Lei ha fatto parte del gruppo parlamentare «Italianità». Perché?
«Mia mamma è cresciuta a Davos, ma è originaria del Grigioni italiano. È perfettamente trilingue, a differenza mia. Io ho sempre difeso l’italiano perché è una lingua che mi piace e perché credo che se molliamo sull’italiano, poi sarà il francese a essere rimesso in causa. Dobbiamo difendere il plurilinguismo».

Lei ora lascia Berna per andare a occuparsi di politica cantonale. Di solito si fa il cammino inverso.
«È vero, ma non sono la sola. Oggi questo cammino è sempre meno raro. Anche in Ticino c’è Norman Gobbi, che è stato nella Berna federale prima di diventare consigliere di Stato».

Non è un passo indietro?
«Non direi. Oggi si entra in parlamento sempre più giovani. Io avevo 36 anni quando sono stata eletta la prima volta. Se dopo il parlamento si vuole proseguire la carriera politica, il Consiglio di Stato è un’opzione interessante. I miei due colleghi PLR di Neuchâtel hanno fatto questo percorso, nel canton Vaud c’è Pierre-Yves Maillard che ha addirittura fatto andata e ritorno, Berna-Losanna-Berna».

Il suo subentrante in Consiglio nazionale è un uomo. Va bene così?
«Apprezzo molto il collega che mi succede, però è vero che adesso a Berna restano solo due donne PLR romande. Spero che alle prossime elezioni riusciremo a piazzarne altre. È importante che ci siano anche donne di destra».

Le donne di sinistra non vanno bene?
«Come c’è una pluralità di opinioni politiche tra gli uomini, c’è pluralità anche tra le donne. Il femminismo di destra contribuisce portano altre visioni, altre soluzioni rispetto al femminismo di sinistra».

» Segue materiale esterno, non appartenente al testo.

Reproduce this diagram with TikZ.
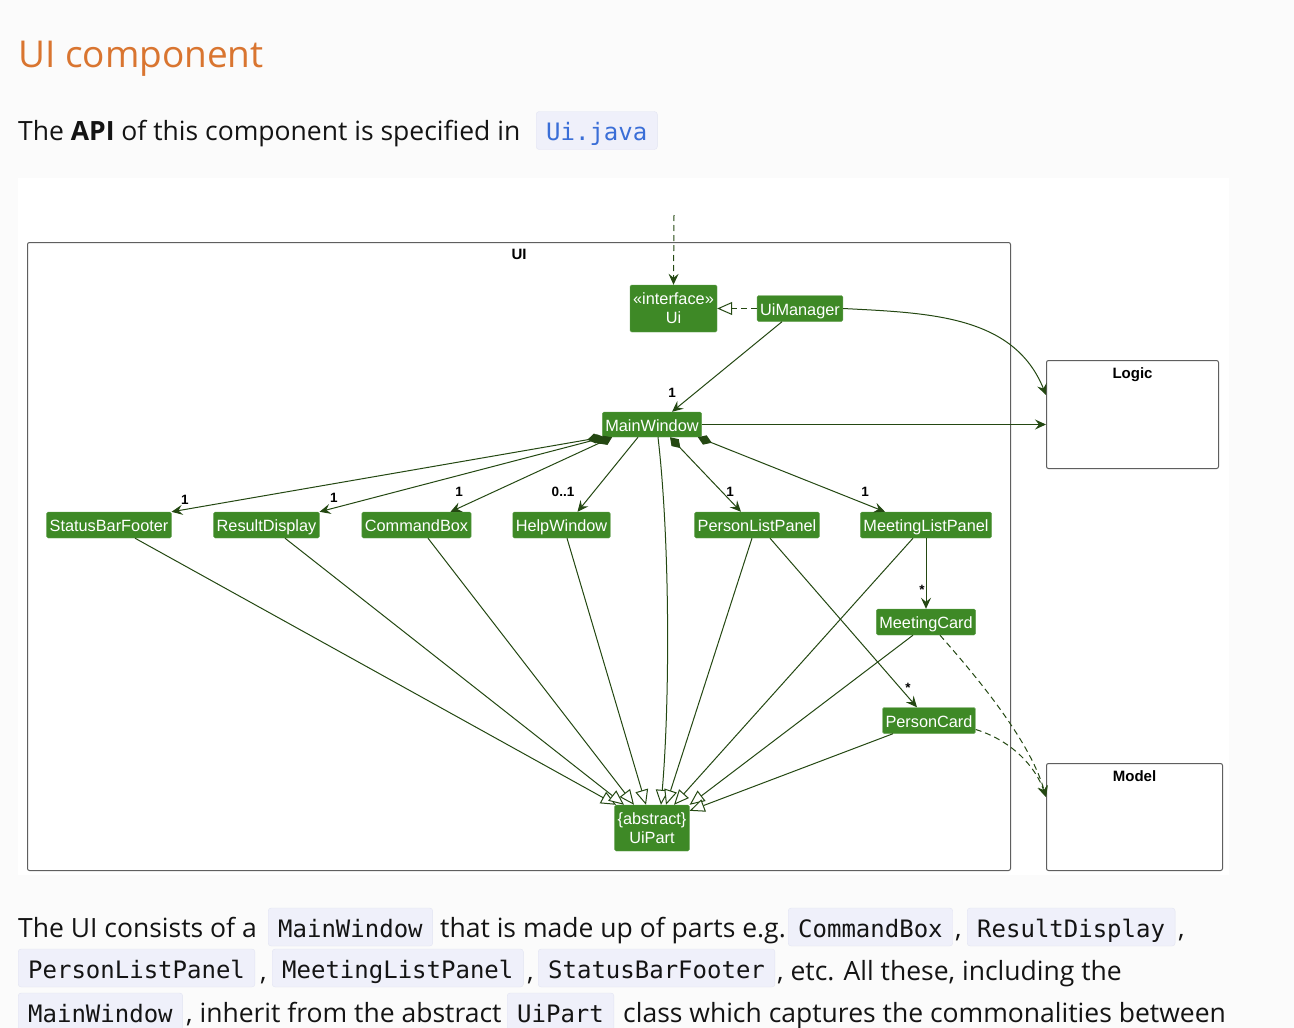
\documentclass[tikz,border=0pt]{standalone}
\usepackage{fontspec}
\setmainfont{Open Sans}
\setsansfont{Liberation Sans}
\setmonofont{DejaVu Sans Mono}
\usepackage{tikz}
\usetikzlibrary{arrows.meta, positioning, calc}
\definecolor{page}{RGB}{251,251,251}
\definecolor{heading}{RGB}{217,117,48}
\definecolor{ink}{RGB}{20,20,20}
\definecolor{umlgreen}{RGB}{62,137,38}
\definecolor{umlline}{RGB}{36,72,18}
\definecolor{framegray}{RGB}{95,95,95}
\definecolor{codebg}{RGB}{239,240,250}
\definecolor{codeedge}{RGB}{226,228,242}
\definecolor{linkblue}{RGB}{58,110,215}
\tikzset{
  cls/.style={rectangle, draw=umlgreen!80!white, fill=umlgreen, rounded corners=1.5pt,
              text=white, align=center, inner xsep=3pt, inner ysep=0pt, minimum height=26pt,
              text height=14pt, text depth=1pt,
              font=\sffamily\fontsize{16.3}{19}\selectfont},
  pkg/.style={rectangle, draw=framegray, rounded corners=2pt, line width=1pt, anchor=north west},
  pkglabel/.style={font=\sffamily\bfseries\fontsize{15}{16}\selectfont, inner sep=0pt, anchor=north},
  mult/.style={font=\sffamily\bfseries\fontsize{13.5}{14}\selectfont, inner sep=0pt},
  para/.style={anchor=base west, inner sep=0pt, text=ink, font=\fontsize{26.5}{30}\selectfont},
  code/.style={rectangle, anchor=west, draw=codeedge, fill=codebg, rounded corners=3pt,
               inner xsep=10pt, text height=22pt, text depth=2pt, minimum height=38pt,
               text=ink, font=\ttfamily\fontsize{24}{24}\selectfont},
  tip/.style={-{Stealth[length=11pt,width=10pt,inset=4pt]}},
  assoc/.style={tip, umlline, line width=1pt},
  dep/.style={tip, umlline, line width=1pt, dash pattern=on 6pt off 4pt},
  comp/.style={{Diamond[length=15pt,width=10pt]}-{Stealth[length=11pt,width=10pt,inset=4pt]},
               umlline, line width=1pt},
  inh/.style={-{Triangle[open,length=15pt,width=13pt,fill=white]}, umlline, line width=1pt},
  real/.style={inh, dash pattern=on 6pt off 4pt}
}
\begin{document}
\begin{tikzpicture}[x=1pt, y=-1pt]
  \useasboundingbox (0,0) rectangle (1294,1028);
  \fill[page] (0,0) rectangle (1294,1028);
  \fill[white] (18,178) rectangle (1229,875);

  % page text above
  \node[anchor=base west, inner sep=0pt, text=heading, font=\fontsize{37}{40}\selectfont] (title) at (18,67) {UI component};
  \node[para] (api) at (18,140) {The \textbf{API} of this component is specified in};
  \node[code, text=linkblue] (uijava) at (536,130.5) {Ui.java};

  % packages
  \node[pkg, minimum width=983pt, minimum height=628pt] (uifr) at (27,242) {};
  \node[pkglabel, below=7pt of uifr.north] (uilbl) {UI};
  \node[pkg, minimum width=172pt, minimum height=108pt] (logic) at (1046,360) {};
  \node[pkglabel, below=7pt of logic.north] (logiclbl) {Logic};
  \node[pkg, minimum width=176pt, minimum height=107pt] (model) at (1046,763) {};
  \node[pkglabel, below=7pt of model.north] (modellbl) {Model};

  % classes
  \node[cls, text height=, text depth=, minimum width=87pt, minimum height=47pt] (ui) at (673.5,308.5) {«interface»\\Ui};
  \node[cls] (mgr) at (800,308.5) {UiManager};
  \node[cls, minimum height=25pt] (mw) at (652,424.5) {MainWindow};
  \node[cls] (sbf) at (109,525) {StatusBarFooter};
  \node[cls] (rd) at (266.5,525) {ResultDisplay};
  \node[cls] (cb) at (416.5,525) {CommandBox};
  \node[cls] (hw) at (561.5,525) {HelpWindow};
  \node[cls] (plp) at (757,525) {PersonListPanel};
  \node[cls] (mlp) at (926,525) {MeetingListPanel};
  \node[cls] (mc) at (926,622) {MeetingCard};
  \node[cls] (pc) at (929,720.5) {PersonCard};
  \node[cls, text height=, text depth=, minimum height=46pt] (part) at (652,828) {\{abstract\}\\UiPart};

  \coordinate (ext) at (674,215);
  \draw[dep] (ext) -- (ui.north);
  \draw[real] (mgr.west) -- (ui.east);
  \draw[assoc] ([xshift=-18pt]mgr.south) -- ([xshift=20pt]mw.north);
  \draw[assoc] (mw.east) -- (mw.east -| logic.west);
  \draw[assoc] (mgr.east) to[out=-3, in=112] ([yshift=-35pt]logic.north west);

  \draw[comp] (mw.south west) -- (sbf.north east);
  \draw[comp] ([xshift=3pt]mw.south west) -- (rd.north east);
  \draw[comp] ([xshift=10pt]mw.south west) -- ([xshift=34pt]cb.north);
  \draw[assoc] ([xshift=-14pt]mw.south) -- ([xshift=16pt]hw.north);
  \draw[comp] ([xshift=18pt]mw.south) -- ([xshift=-16pt]plp.north);
  \draw[comp] ([xshift=-4pt]mw.south east) -- ([xshift=-41pt]mlp.north);
  \draw[assoc] (mlp.south) -- (mc.north);
  \draw[assoc] ([xshift=13pt]plp.south) -- ([xshift=-12pt]pc.north);

  \draw[dep] ([xshift=14pt]mc.south) .. controls (975,675) and (1030,740) .. ([yshift=-34pt]model.north west);
  \draw[dep] ([yshift=-9pt]pc.east) .. controls (1010,740) and (1035,765) .. ([yshift=-34pt]model.north west);

  % inheritance
  \draw[inh] ([xshift=26pt]sbf.south) -- ([xshift=-36pt]part.north);
  \draw[inh] ([xshift=18.5pt]rd.south) -- ([xshift=-28pt]part.north);
  \draw[inh] ([xshift=11.5pt]cb.south) -- ([xshift=-18pt]part.north);
  \draw[inh] ([xshift=5.5pt]hw.south) -- ([xshift=-6pt]part.north);
  \draw[inh] ([xshift=6pt]mw.south) .. controls (670,540) and (670,700) .. ([xshift=9pt]part.north);
  \draw[inh] ([xshift=-5pt]plp.south) -- ([xshift=14pt]part.north);
  \draw[inh] ([xshift=-13pt]mlp.south) -- ([xshift=22pt]part.north);
  \draw[inh] ([xshift=-13pt]mc.south) -- (part.north east);
  \draw[inh] ([xshift=-36pt]pc.south) -- ([yshift=-6pt]part.north east);

  % multiplicities
  \node[mult] (m1) at (672,393) {1};
  \node[mult] (m2) at (185,500) {1};
  \node[mult] (m3) at (334,498) {1};
  \node[mult] (m4) at (459,492) {1};
  \node[mult] (m5) at (563,492) {0..1};
  \node[mult] (m6) at (730,492) {1};
  \node[mult] (m7) at (865,492) {1};
  \node[mult] (m8) at (922,590) {*};
  \node[mult] (m9) at (908,688) {*};

  % page text below
  \node[para] (l1a) at (18,937) {The UI consists of a};
  \node[code] (l1b) at (268,927) {MainWindow};
  \node[para] (l1c) at (440,937) {that is made up of parts e.g.};
  \node[code] (l1d) at (788,927) {CommandBox};
  \node[para] (l1e) at (955,937) {,};
  \node[code] (l1f) at (967,927) {ResultDisplay};
  \node[para] (l1g) at (1178,937) {,};
  \node[code] (l2a) at (18,968) {PersonListPanel};
  \node[para] (l2b) at (260,980) {,};
  \node[code] (l2c) at (272,968) {MeetingListPanel};
  \node[para] (l2d) at (527,980) {,};
  \node[code] (l2e) at (538,968) {StatusBarFooter};
  \node[para] (l2f) at (777,980) {, etc. All these, including the};
  \node[code] (l3a) at (18,1012) {MainWindow};
  \node[para] (l3b) at (186,1022) {, inherit from the abstract};
  \node[code] (l3c) at (507,1012) {UiPart};
  \node[para] (l3d) at (623,1022) {class which captures the commonalities between};
\end{tikzpicture}
\end{document}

Ora anche il canton Vaud, a lungo bastione della sinistra, è diventato di destra. Come si spiega?
«È stata importante l’alleanza tra tutti i partiti di centro e di destra. Ci siamo seduti attorno a un tavolo e abbiamo trovato un accordo su cinque temi, dalla fiscalità all’ecologia.  Abbiamo puntato su soluzioni comuni lasciando da parte ciò che avrebbe potuto dividerci. Questa è stata la nostra forza».

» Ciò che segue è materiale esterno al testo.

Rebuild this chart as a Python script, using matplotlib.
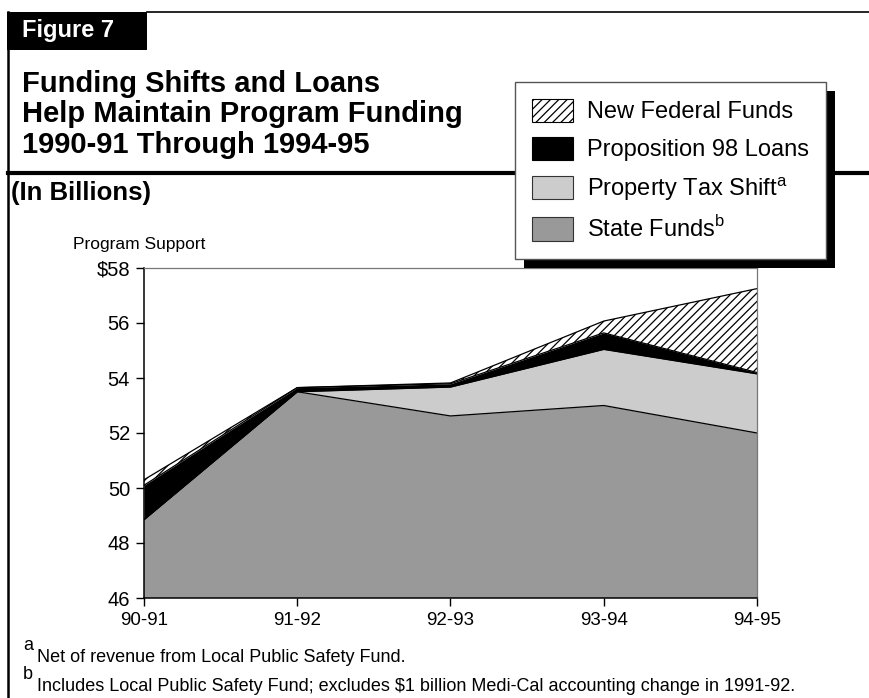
import matplotlib
matplotlib.use("Agg")
import numpy as np
import matplotlib.pyplot as plt
from matplotlib.patches import Patch, Rectangle
from matplotlib.lines import Line2D

# Program support by source, in billions of dollars
years = ["90-91", "91-92", "92-93", "93-94", "94-95"]
state_funds = [48.85, 53.50, 52.62, 53.00, 52.00]
property_tax_shift = [0.00, 0.00, 1.05, 2.04, 2.15]
prop98_loans = [1.25, 0.15, 0.12, 0.60, 0.05]
new_federal = [0.20, 0.00, 0.03, 0.43, 3.05]

y_ticks = [46, 48, 50, 52, 54, 56, 58]
y_tick_labels = [r"\$58" if t == 58 else str(t) for t in y_ticks]

plt.rcParams["font.family"] = ["Liberation Sans", "DejaVu Sans"]
plt.rcParams["mathtext.fontset"] = "custom"
plt.rcParams["mathtext.rm"] = "Liberation Sans"
plt.rcParams["hatch.linewidth"] = 0.9

W, H = 870, 698


def fx(px):
    return px / W


def fy(py):
    return 1 - py / H


fig = plt.figure(figsize=(W / 100, H / 100), dpi=100)
ax = fig.add_axes([fx(144), fy(598), fx(757) - fx(144), fy(268) - fy(598)])

x = np.arange(len(years))
layers = [state_funds, property_tax_shift, prop98_loans, new_federal]
colors = ["#999999", "#cccccc", "black", "white"]
hatches = [None, None, None, "////"]

# stack the layers from zero; the y limits crop the bottom
base = np.zeros(len(years))
for vals, col, hat in zip(layers, colors, hatches):
    top = base + np.array(vals)
    ax.fill_between(x, base, top, facecolor=col, edgecolor="black",
                    hatch=hat, linewidth=0)
    ax.plot(x, top, color="black", lw=0.9)
    base = top

ax.set_xlim(0, len(years) - 1)
ax.set_ylim(46, 58)
ax.set_xticks(x)
ax.set_xticklabels(years, fontsize=13.5)
ax.set_yticks(y_ticks)
ax.set_yticklabels(y_tick_labels, fontsize=14.5)
ax.tick_params(direction="out", length=6, width=1, color="black", pad=4)

for side in ["left", "bottom"]:
    ax.spines[side].set_color("black")
    ax.spines[side].set_linewidth(1.1)
for side in ["top", "right"]:
    ax.spines[side].set_color("#777777")
    ax.spines[side].set_linewidth(0.9)

# page frame, figure tab and rule under the title
fig.add_artist(Line2D([fx(147), fx(870)], [fy(12), fy(12)], color="black", lw=1.2))
fig.add_artist(Line2D([fx(8), fx(8)], [fy(12), fy(698)], color="black", lw=1.8))
fig.add_artist(Line2D([fx(8), fx(870)], [fy(173), fy(173)], color="black", lw=3))
fig.add_artist(Rectangle((fx(7), fy(50)), fx(147) - fx(7), fy(12) - fy(50),
                         facecolor="black", edgecolor="none"))
fig.text(fx(22), fy(31), "Figure 7", color="white", fontsize=17,
         fontweight="bold", va="center", ha="left")

title_lines = ["Funding Shifts and Loans",
               "Help Maintain Program Funding",
               "1990-91 Through 1994-95"]
for line, base_y in zip(title_lines, [92, 122, 153]):
    fig.text(fx(22), fy(base_y), line, fontsize=21, fontweight="bold",
             va="baseline", ha="left")

fig.text(fx(11), fy(200), "(In Billions)", fontsize=18.5, fontweight="bold",
         va="baseline", ha="left")
fig.text(fx(73), fy(249), "Program Support", fontsize=12.5,
         va="baseline", ha="left")

# footnotes
fig.text(fx(23), fy(650), "a", fontsize=13, va="baseline")
fig.text(fx(37), fy(662), "Net of revenue from Local Public Safety Fund.",
         fontsize=13, va="baseline")
fig.text(fx(23), fy(679), "b", fontsize=13, va="baseline")
fig.text(fx(37), fy(691),
         r"Includes Local Public Safety Fund; excludes \$1 billion Medi-Cal "
         "accounting change in 1991-92.",
         fontsize=13, va="baseline")

handles = [
    Patch(facecolor="white", edgecolor="black", hatch="////", lw=0.8),
    Patch(facecolor="black", edgecolor="black", lw=0.8),
    Patch(facecolor="#cccccc", edgecolor="#333333", lw=0.8),
    Patch(facecolor="#999999", edgecolor="#333333", lw=0.8),
]
labels = ["New Federal Funds", "Proposition 98 Loans",
          r"Property Tax Shift$^{\mathrm{a}}$", r"State Funds$^{\mathrm{b}}$"]
leg = fig.legend(handles, labels, loc="upper left",
                 bbox_to_anchor=(fx(515), fy(82)), fontsize=17,
                 frameon=True, fancybox=False, framealpha=1, borderpad=0.7,
                 handlelength=1.75, handleheight=1.15, handletextpad=0.6,
                 labelspacing=0.57, borderaxespad=0)
leg.get_frame().set_facecolor("white")
leg.get_frame().set_edgecolor("#555555")
leg.get_frame().set_linewidth(1)
leg.set_zorder(6)

# drop shadow behind the legend box
fig.canvas.draw()
bb = leg.get_window_extent().transformed(fig.transFigure.inverted())
fig.add_artist(Rectangle((bb.x0 + fx(9), bb.y0 - 9 / H), bb.width, bb.height,
                         facecolor="black", edgecolor="none", zorder=5.5))

fig.savefig("out.png", dpi=100)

A Losanna però la destra ha un solo municipale su sette. Qual è il problema con le città?
«Non tutte le città sono a sinistra. A Payerne e Aigle c’è una maggioranza di destra».

Sì, però Losanna è la capitale. Ed ha un debito pubblico di oltre 2 miliardi.
«Questo ci preoccupa, perché se la capitale ha una politica finanziaria malsana, ciò si ripercuote chiaramente anche sul cantone. Ci vuole dialogo con le autorità comunali, riconoscendo pur sempre che la capitale ha certe responsabilità, per esempio culturali e formative, che generano dei costi».

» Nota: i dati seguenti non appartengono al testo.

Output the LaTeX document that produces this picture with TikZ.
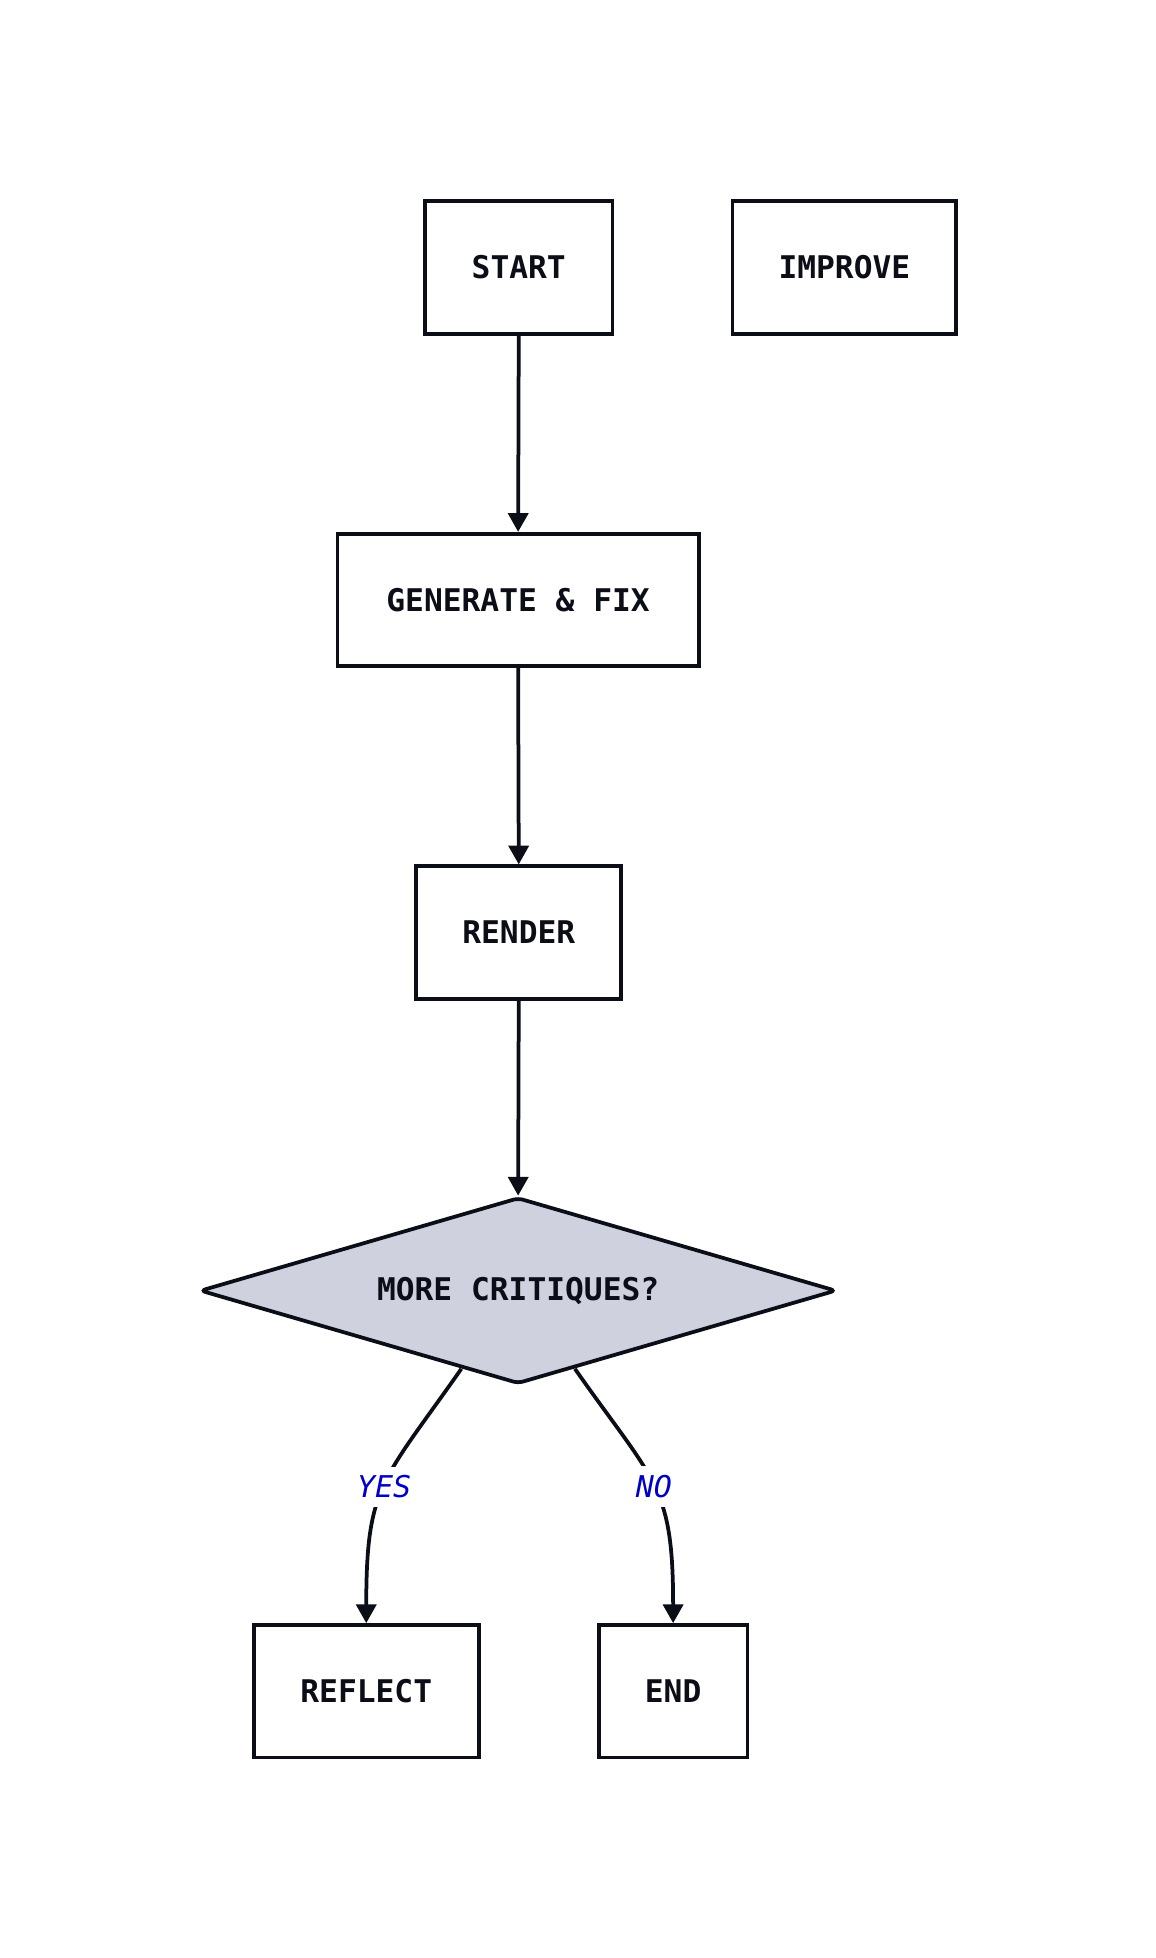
\documentclass[tikz,border=0pt]{standalone}
\usepackage{fontspec}
\setmonofont{DejaVu Sans Mono}
\usepackage{tikz}
\usetikzlibrary{arrows.meta,shapes.geometric}
\definecolor{inkline}{HTML}{0B0D17}
\definecolor{choicefill}{HTML}{CFD2DE}
\definecolor{answerblue}{HTML}{0000C8}

\begin{document}
\begin{tikzpicture}
        [
            x=1pt, y=-1pt,
            >={Triangle[length=15pt, width=16pt]},
            stage/.style={rectangle, draw=inkline, line width=3pt, minimum height=106pt, inner sep=0pt, text=inkline, font=\ttfamily\bfseries\fontsize{25}{25}\selectfont},
            choice/.style={diamond, aspect=3.42, draw=inkline, fill=choicefill, line width=3pt, rounded corners=4pt, minimum width=509pt, minimum height=149pt, inner sep=0pt, text=inkline, font=\ttfamily\bfseries\fontsize{25}{25}\selectfont},
            answer/.style={fill=white, inner sep=7pt, pos=0.5, text=answerblue, font=\ttfamily\itshape\fontsize{24}{24}\selectfont},
            flow/.style={->, line width=3pt, draw=inkline},
        ]
            \useasboundingbox (0,0) rectangle (924.8,1566.4);

            \node[stage, minimum width=150pt] (START) at (415.0, 214.0) {START};
            \node[stage, minimum width=179pt] (IMPROVE) at (675.5, 214.0) {IMPROVE};
            \node[stage, minimum width=289pt] (GENFIX) at (414.5, 480.0) {GENERATE \& FIX};
            \node[stage, minimum width=164pt] (RENDER) at (415.0, 746.0) {RENDER};
            \node[choice] (MORE) at (414.5, 1032.5) {MORE CRITIQUES?};
            \node[stage, minimum width=180pt] (REFLECT) at (293.0, 1353.0) {REFLECT};
            \node[stage, minimum width=119pt] (END) at (538.5, 1353.0) {END};

            \draw[flow] (START.south) -- (GENFIX.north);
            \draw[flow] (GENFIX.south) -- (RENDER.north);
            \draw[flow] (RENDER.south) -- (MORE.north);
            \draw[flow] (MORE.-126) to [out=-125,in=90,looseness=1.3] node[answer] {YES} (REFLECT.north);
            \draw[flow] (MORE.-54) to [out=-55,in=90,looseness=1.3] node[answer] {NO} (END.north);
        \end{tikzpicture}
\end{document}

Lei è stata spesso criticata dai media romandi, anche su questioni personali. Come reagisce agli attacchi?
«Da quando sono impegnata in politica, vedo che più della metà degli articoli su di me sono stati negativi. Però d’altra parte gli elettori mi hanno sempre sostenuto. Al mercato ci sono sempre persone che mi fermano per farmi i complimenti. È per queste persone che io mi impegno politicamente».

Quale sarà il suo primo compito nel Consiglio di Stato vodese?
«Uno dei primi dossier sarà la gestione dell’approvvigionamento elettrico. È possibile che in inverno ci sarà una penuria di elettricità, che avrebbe un impatto economico estremamente importante. Dobbiamo prepararci».

Lei era a favore dell’uscita dal nucleare. Lo è ancora?
«Certo, bisogna essere realisti, non è pensabile costruire una nuova centrale nucleare per far fronte alla penuria del prossimo inverno. La decisione di uscire dal nucleare era giusta. Il problema è che la politica federale è stata troppo lenta nel concretizzare la strategia energetica che mirava a sostituire il nucleare. Ora bisogna accelerare».

Il prossimo inverno, a chi chiederà di rinunciare all’elettricità?
«Farò un gruppo di lavoro sulla questione e tornerò da lei in ottobre. Sperando di aver trovato una soluzione per non dover rispondere a questa domanda».